I’ve learned, too, that it’s essential to end every ride on a high note.There comes a point of diminishing returns in a training session, when I know I will undo progress if I keep going. In other words, if I want my horses to learn, I always want to quit before the horse quits on me. So, sessions might end sooner than I planned.
When I’m working with a horse, I try to find the magic zone between too much and not enough, the zone where physical and mental fitness builds, the zone where their minds and bodies are actively engaged, but not stressed to their limits.
When a horse starts every ride with curious, happy energy, I know I’ve found this sweet spot. I’m overdoing it when horses become cranky or dull, when their backs get sore, when their tails start swishing.

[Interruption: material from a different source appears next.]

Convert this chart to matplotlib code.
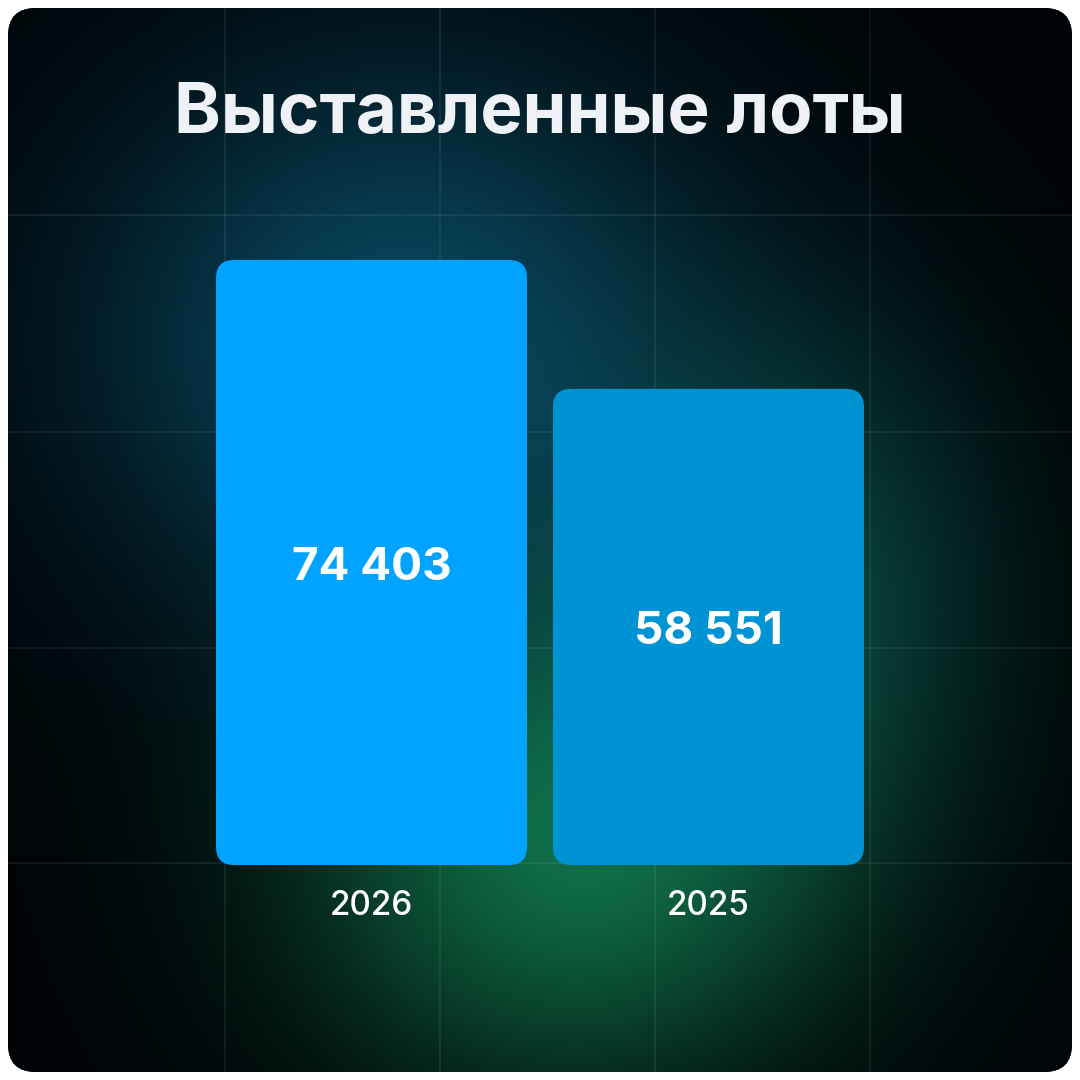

It’s hard to apply the wisdom our horses teach us, in this case about balance, to our own lives. I still work a lot. All good horse trainers work a lot. There seems to be no way around that. And the notion of wet saddle pads from consistent work remains a great standard. But our horses also teach us that more is not always better:
— Mindless drilling of the same movement leads nowhere.
— Monotony is poison to a happy spirit.
— Easy days need to follow hard days.
— Pushing through fatigue leads to injury and stagnation
I love my work, which makes it easy to lose sight of my own magic zone. Though I still put in long hours, I am trying to do it in a sustainable way, with regular days off and a less rigid schedule. The concept of self-care sounds like self-indulgence, to me. But I know it’s not. My new goal is to treat myself more like I treat the horses. More is not always better. It’s an ambitious goal for this workaholic, but I have to get there if I want to still love my work 10 years from now.